Un ex-PTB au PS : le cas El Mokadem, symptôme d’une Bruxelles politiquement à bout de souffle
Par Kadir Duran – Bruxelles Korner
Bruxelles, décembre 2025

Le ralliement de Soulaimane El Mokadem, ancien député bruxellois du PTB, au Parti socialiste dépasse largement le cadre d’un simple changement de carte de parti. Il s’agit d’un événement politiquement révélateur, à la croisée de trois crises profondes : celle du blocage institutionnel bruxellois, celle de la cohérence partisane, et celle de la fatigue démocratique qui gagne la Région-Capitale.
Avec 14.861 voix aux élections régionales de juin 2024, El Mokadem n’est pas un élu anodin. Il figurait parmi les meilleurs scores régionaux, incarnant une figure populaire du PTB dans plusieurs quartiers bruxellois. Son départ, puis son ralliement final au PS, rebat donc les cartes d’une arithmétique parlementaire devenue obsessionnelle.
Un gain décisif… mais incomplet pour Yvan Verougstraete
Sur le plan strictement mathématique, ce transfert renforce la tentative d’Yvan Verougstraete, formateur bruxellois, de constituer une majorité de centre-gauche sans le MR.
Côté francophone, le verrou saute ou du moins s’assouplit.
Mais Bruxelles ne se gouverne jamais sur une seule jambe.
La majorité néerlandophone demeure introuvable, et avec elle, l’éternel rappel de la réalité institutionnelle bruxelloise : chaque avancée partielle masque un blocage structurel intact.
Le PTB face à ses propres contradictions
La réaction du PTB, exigeant la restitution du mandat au nom de la loyauté envers les électeurs et le programme, est cohérente avec sa ligne idéologique. Mais l’affaire El Mokadem met en lumière une faille plus profonde : celle de la gestion humaine du mandat politique.

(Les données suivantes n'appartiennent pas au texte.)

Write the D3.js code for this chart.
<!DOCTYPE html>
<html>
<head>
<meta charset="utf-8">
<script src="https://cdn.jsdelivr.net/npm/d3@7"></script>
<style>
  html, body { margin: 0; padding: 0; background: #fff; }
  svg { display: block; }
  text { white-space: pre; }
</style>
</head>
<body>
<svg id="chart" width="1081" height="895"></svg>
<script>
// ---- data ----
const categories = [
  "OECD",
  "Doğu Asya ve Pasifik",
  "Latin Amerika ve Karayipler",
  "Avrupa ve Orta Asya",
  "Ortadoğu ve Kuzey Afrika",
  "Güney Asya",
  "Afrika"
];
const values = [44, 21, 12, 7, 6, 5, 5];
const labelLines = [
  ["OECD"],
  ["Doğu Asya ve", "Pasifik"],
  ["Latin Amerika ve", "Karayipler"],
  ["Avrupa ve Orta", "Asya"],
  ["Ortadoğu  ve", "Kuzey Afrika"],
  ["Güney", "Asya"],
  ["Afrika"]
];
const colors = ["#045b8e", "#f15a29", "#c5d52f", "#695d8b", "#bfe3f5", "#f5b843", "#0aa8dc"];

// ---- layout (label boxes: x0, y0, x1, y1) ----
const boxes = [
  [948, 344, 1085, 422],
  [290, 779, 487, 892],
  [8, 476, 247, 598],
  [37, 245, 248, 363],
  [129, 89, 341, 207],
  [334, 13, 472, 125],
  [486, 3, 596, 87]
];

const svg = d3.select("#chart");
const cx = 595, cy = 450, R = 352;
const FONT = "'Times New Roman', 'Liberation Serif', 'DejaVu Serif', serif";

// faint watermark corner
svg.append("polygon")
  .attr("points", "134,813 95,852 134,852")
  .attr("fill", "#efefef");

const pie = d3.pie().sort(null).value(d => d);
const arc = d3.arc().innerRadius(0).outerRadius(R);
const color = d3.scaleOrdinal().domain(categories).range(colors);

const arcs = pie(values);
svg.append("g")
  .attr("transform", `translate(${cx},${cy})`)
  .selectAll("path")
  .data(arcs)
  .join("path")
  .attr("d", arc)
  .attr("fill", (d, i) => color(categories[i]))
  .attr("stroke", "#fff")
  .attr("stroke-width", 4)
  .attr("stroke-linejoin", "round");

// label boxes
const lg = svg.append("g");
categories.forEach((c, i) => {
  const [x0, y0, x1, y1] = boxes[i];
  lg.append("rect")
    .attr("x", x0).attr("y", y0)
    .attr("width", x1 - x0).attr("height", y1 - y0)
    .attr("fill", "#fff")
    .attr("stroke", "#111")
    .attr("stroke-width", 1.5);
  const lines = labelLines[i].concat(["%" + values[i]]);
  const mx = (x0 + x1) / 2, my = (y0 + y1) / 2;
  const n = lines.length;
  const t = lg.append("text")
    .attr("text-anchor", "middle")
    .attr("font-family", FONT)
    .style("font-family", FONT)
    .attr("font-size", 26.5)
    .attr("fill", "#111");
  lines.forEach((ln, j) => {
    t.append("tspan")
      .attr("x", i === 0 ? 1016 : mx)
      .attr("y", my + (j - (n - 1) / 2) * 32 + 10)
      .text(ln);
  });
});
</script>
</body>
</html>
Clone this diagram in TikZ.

Les revirements successifs du député — retrait pour raisons de santé, annonce de ralliement au PS, rétractation au nom de la parole donnée, retour comme indépendant, puis adhésion définitive au PS ne traduisent pas seulement une instabilité individuelle. Ils illustrent la pression extrême exercée sur les élus, coincés entre discipline partisane, exposition publique et fragilités personnelles.
Une parole politique de plus en plus fragile
Ironie du sort : El Mokadem a lui-même invoqué à plusieurs reprises le respect des engagements et de la parole donnée.
Mais dans une Bruxelles privée de gouvernement depuis des mois, où les coalitions se succèdent sans aboutir jusqu’à la fameuse « coalition Guinness » la parole politique elle-même semble dévaluée, usée par l’urgence et les calculs.
Le député solitaire devient alors une figure symptomatique : ni totalement libre, ni pleinement intégré, naviguant dans un système qui peine à produire de la stabilité.
Une victoire tactique, pas une sortie de crise
Pour Yvan Verougstraete, ce ralliement est une bouffée d’oxygène tactique. Il peut démontrer que son projet n’est pas mort-né.
Mais il reste fragile :
majorité arithmétique plutôt qu’idéologique,
dépendance à des parcours politiques instables,
absence de solution côté néerlandophone.
Autrement dit : une pièce de puzzle ajoutée, mais une image toujours floue.
Au-delà d’un nom, une crise du système
Le cas El Mokadem dépasse l’homme et le parti.
Il révèle une Bruxelles institutionnellement épuisée, où chaque siège devient stratégique, chaque élu une variable d’ajustement, et où la gouvernance semble suspendue à des revirements individuels.
La vraie question n’est donc pas seulement de savoir qui a changé de camp, mais combien de temps encore la Région pourra fonctionner sans réforme profonde de son modèle politique.